2.2. Participant observation
I conducted ethnographic observations (Spradley 1979; Hammersley and Atkinson 1995) at 10 sites, located in different regions in Sweden; four of which were visited during two periods. Each observation period lasted about 10 working days. Upon entrance at a site I was introduced by the plant manager as a researcher from a university. When staying at a site I wore the same clothes as the occupationally disabled employees, ate lunch with them, took coffee breaks with them, and so on. On three occasions, I was invited to live in the homes of the employees during my whole stay. Essentially, my goal was to work as an ordinary Samhall employee, thus experiencing for myself Samhall's activation program; most importantly the kind of work offered. Depending on the type of activity at the site, participation was made in a host of activation practices, such as cleaning, maintenance, archival work, production of food, manufacture of furniture, etc. For example, together with eight of Samhall's occupationally disabled employees I stowed ready-cooked food and beverages in plastic bags that were then distributed by us by car to private persons (mostly elderly) that were living in a city called Härnösand (Northern Sweden). We distributed the packages according to a set distribution route each morning. During work I chatted with employees about Samhall, about their careers and about their jobs in particular. The approach was necessarily tentative, even though more particular questions were asked as themes emerged (Spradley 1980). Observational activities were important to gain deeper understanding of what was going on in Samhall; how people looked upon themselves, how their careers progressed, how the supervisors organized the work, etc. The statements by employees and supervisors and my personal impressions were written down in a notebook as verbatim and as close to the event as possible. The notebook was transcribed once a week. Overall, my participant observation became all the more structured and focused as themes emerged, e.g., regarding how the work was organized and carried out.
2.3. Archival data
Three sources of archival data were gathered with respect to the activation offered by Samhall. The first source of information was the Samhall staff magazine, ‘Samhall i Fokus’ (in English: ‘Samhall in Focus’). The second source of information was 10 government reports on Samhall that had been published between 1980 and 2005, ‘Statens Offentliga Utredningar’ – SOU (in English: ‘The State's Official Enquiries’). By and large, these reports of about 200 pages each consisted of studies of Samhall's economic dealings, its ability to reach its official goals of activation and rehabilitation and comments upon the organization of work. The third source of information was books about Samhall written by Samhall employees (see Aulin 2001) or persons formerly employed by Samhall. For instance, one former Press Relation Officer published a book in 1990 where she gave a personal account of her experiences of working as a manager for Samhall (see Rådahl 1990). All written materials were in Swedish.

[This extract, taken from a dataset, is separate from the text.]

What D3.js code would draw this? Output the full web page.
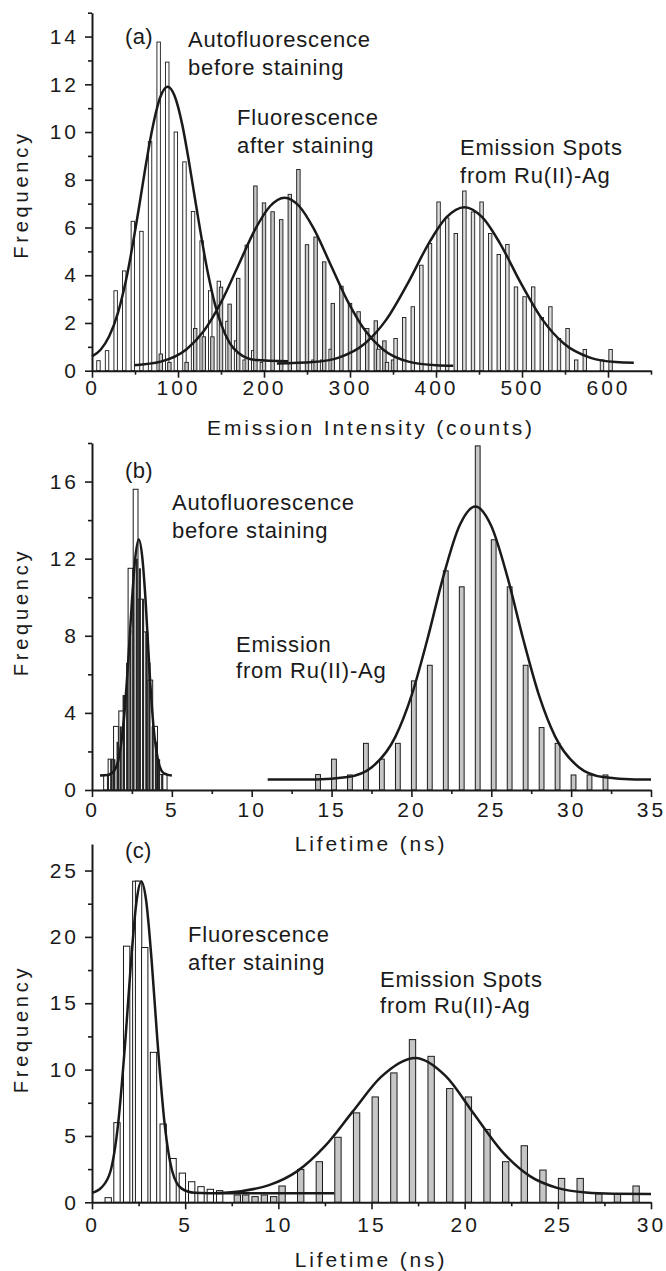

When collecting the data, I also inductively analyzed it, following the recommendations for methods of naturalistic inquiry as outlined by Lincoln and Guba (1985) and constant comparison techniques as proposed by Glaser and Strauss (1967). I started the analysis by identifying initial and raw concepts in the data and grouping them into categories, i.e., open coding (Strauss and Corbin 1990). I identified in-vivo (Ibid) or first order codes (Van Mannen 1979) when possible or simple descriptive phrases when in-vivo coding was not possible. The codes I found were related to what can be referred to as ‘activation practices’ in terms of empowerment and rehabilitation. As I thought about them, activation practices are established and standardized ways for accomplishing a ‘normal career’ as occupationally disabled at Samhall. The activation practices identified, primarily the kind of work offered (see below) were used to structure the empirical narrative. Next I turned to axial coding (Strauss 1987; Strauss and Corbin 1998). I noted that many of the activation practices resulted in a mismatch between Samhall's official intentions and employees’ experiences. In order to better understand this result, I classified the data into four groups: (1) data that presented Samhall and proposed the basic principles of Samhall's activation program; (2) accounts of the practical organization of Samhall's program in terms of the work offered to the disabled employees; (3) accounts of the experiences and feelings by both the disabled employees and by Samhall supervisors working on the shop floor regarding Samhall's activation regime; and (4) findings on the consequences of this organization for the disabled employees’ willingness to eventually leave Samhall.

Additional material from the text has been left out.